Thursday, November 18, 2010

High Speed Rail: Pros & Cons

I was listening to WPR yesterday morning while running errands, driving around town wherever I pleased by whatever route appealed to me, on nobody’s schedule but my own, and the topic of the hour was the High Speed Rail initiative. Joy Cardin had two guests, both of them very much in favor of commuter rail. They recited all the Obama talking points for why it is good for Americans generally, and Wisconsinites specifically, and then fielded questions from mostly pro-rail callers.

One of the callers asked why if Europe has been using rail successfully for decades America can’t seem to get it going. This question was asked while I pulled into the massive free parking lot in front of the local Ace Hardware store. Nobody on the radio acknowledged the subtle irony.

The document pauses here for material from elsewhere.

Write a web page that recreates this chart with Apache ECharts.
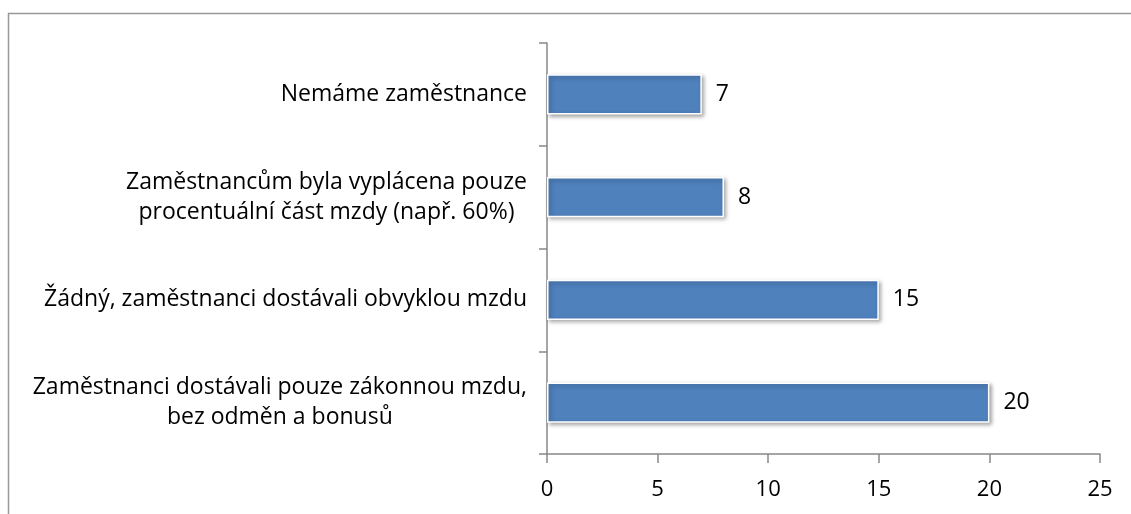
<!DOCTYPE html>
<html>
<head>
<meta charset="utf-8">
<script src="https://cdn.jsdelivr.net/npm/echarts@6/dist/echarts.min.js"></script>
<style>
    html, body { margin: 0; padding: 0; background: #fff; }
    #content { width: 1131px; height: 514px; }
</style>
</head>
<body>
<div id="content"></div>
<script>
!(function(window) {
    var categories = [
        'Nemáme zaměstnance',
        'Zaměstnancům byla vyplácena pouze\nprocentuální část mzdy (např. 60%)',
        'Žádný, zaměstnanci dostávali obvyklou mzdu',
        'Zaměstnanci dostávali pouze zákonnou mzdu,\nbez odměn a bonusů'
    ];
    var values = [7, 8, 15, 20];
    var xTicks = [0, 5, 10, 15, 20, 25];

    var font = '"Open Sans", Lato, sans-serif';
    var myChart = echarts.init(document.getElementById('content'));

    var option = {
        animation: false,
        // frame of the chart area (only top/left edges visible)
        graphic: [{
            type: 'rect',
            shape: { x: 8.5, y: 13.5, width: 2000, height: 2000 },
            style: { fill: 'none', stroke: '#999', lineWidth: 1.5 },
            silent: true
        }],
        grid: {
            left: 547,
            right: 31,
            top: 43,
            bottom: 60
        },
        xAxis: {
            type: 'value',
            min: xTicks[0],
            max: xTicks[xTicks.length - 1],
            interval: 5,
            splitLine: { show: false },
            axisLine: { show: true, lineStyle: { color: '#888', width: 1.5 } },
            axisTick: { show: true, length: 9, lineStyle: { color: '#888', width: 1.5 } },
            axisLabel: {
                margin: 25,
                color: '#000',
                fontFamily: font,
                fontSize: 22
            }
        },
        yAxis: {
            type: 'category',
            inverse: true,
            data: categories,
            axisLine: { show: true, lineStyle: { color: '#888', width: 1.5 } },
            axisTick: { show: true, length: 8, lineStyle: { color: '#888', width: 1.5 } },
            axisLabel: {
                margin: 20,
                color: '#000',
                fontFamily: font,
                fontSize: 23,
                lineHeight: 30,
                formatter: function(value) {
                    return value.split('\n').map(function(line) {
                        return '{c|' + line + '}';
                    }).join('\n');
                },
                rich: {
                    c: {
                        align: 'center',
                        color: '#000',
                        fontFamily: font,
                        fontSize: 23,
                        lineHeight: 30
                    }
                }
            }
        },
        series: [{
            type: 'bar',
            data: values,
            barWidth: '39%',
            itemStyle: {
                color: '#4F81BD',
                borderColor: '#fff',
                borderWidth: 1.5,
                shadowColor: 'rgba(0,0,0,0.35)',
                shadowBlur: 4,
                shadowOffsetX: 2,
                shadowOffsetY: 2
            },
            label: {
                show: true,
                position: 'right',
                distance: 14,
                color: '#000',
                fontFamily: font,
                fontSize: 23
            }
        }]
    };
    myChart.setOption(option);
})(window);
</script>
</body>
</html>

I finally decided to run through the pros and cons of railroad travel in my head instead of just listening to people regurgitate talking points. Here goes.

Pros:
- It’s nice to have someone else do the driving once in a while, especially when the distance is long. Anything over 2 hours can be tedious.
- Today’s Amtrak Passenger cars are relatively comfortable, if you can find a newer reclining seat.
- It is often nice to have restrooms and a food car available at all times without having to stop.
- Railways carve through some beautiful country you otherwise do not have a chance to see from a car or plane.
- Once a certain passenger threshold is met, trains are more environmentally friendly than other forms of transportation.
- Trains have the potential to get you from place to place very quickly. Some French trains can go 300 mph!

These are the fanciful arguments you hear from people who want it, appealing to the emotional but impractical ideals of those who don’t think long enough to get to the actual implications of the proposal or the real-world cultural roadblocks that will quickly doom this venture to Amtrak-style failure times a thousand. In the spirit of common sense, here’s my list of cons.

Cons:
- Train travel can be prohibitively expensive. A one-way ticket from La Crosse to Milwaukee costs, on average, $51 per person. An entire family can make the trip in a single vehicle for half that.
- Trains operate on schedules. Americans are conditioned by three generations of travel by car. We leave and arrive whenever we please.
- Trains are political animals, and succumb to the failings of jurisdiction. If a municipality wants a stop, and they are willing to pay for it, they will probably get one. That means one more 20 minute delay for anyone trying get from one side of the state to the other. Ideally a high-speed train would not have this problem, but get serious already.
- Once you get to the end of the tracks you still need to get to your destination. One of the major differences between Europeans and Americans is that Euros walk. Think Americans will be willing to walk a mile or two after getting off the train? Good luck. Oh, but we could take the bus…
- Europe has been resigned to train travel because its cities were not planned around roads or parking lots. Ours were. Americans are not forced to take the train, and the only way to change that is to make car travel much more expensive. This will be accomplished by a gas tax. On a cultural note, Americans are rarely won over by negative reinforcement. That’s the kind of thing that causes landslide elections.
- Trains are incredibly annoying. You cannot control who you share a car with, and you’re just likely than not to be in a car that smells bad or has out of control children and screaming babies, or people taking up more than one seat or coughing or talking too loud and generally being inconsiderate, or the bathrooms being disgusting and the food car being out of just about everything.
- Security is impossible. First of all, nobody has brought up the ominous prospect of installing and operating TSA-like security at every train depot. Imagine airport TSA issues times a hundred in terms of cost and manpower and logistics and delays. And don’t forget unions!
- It will be a simple matter for terrorists to walk up to any length of track in the middle of nowhere Wisconsin and put a bomb on the track and detonate it from the comfort of a sunny hillside and watch the speeding train pile into the surrounding fields and kill hundreds or more. If I have thought of this, trust me, terrorists already have stretches of track in mind. They’re just waiting for Obama to supply them with human targets.
- Our current infrastructure of freight track cannot handle so-called bullet trains. Trains that move at 300 mph need tremendous lengths of straight, flat track. The cost to get the United States up to French standards could be in the hundreds of billions of dollars.
- We do not have enough track to simultaneously accommodate current freight traffic with desired passenger traffic. The cost of the current plan includes a proposal for new track, but expect freight lobbies to want in on the new track or use it as leverage for massive public expenditures to upgrade existing track. The cycle never ends.
- Finally, the current proposal creates a supply for which there is insufficient demand. If there were, Amtrak would be profitable, or at least break even. Americans enjoy the freedom of travel by car, and until that fundamental right is legislated away high speed rail will not be viable.

I’m sure there are many more considerations, including all the political infighting in every municipality the trains will travel through. I cannot imagine this thing ever getting beyond the planning phase, but I am certain the debate, now that it’s started, will never, ever, end.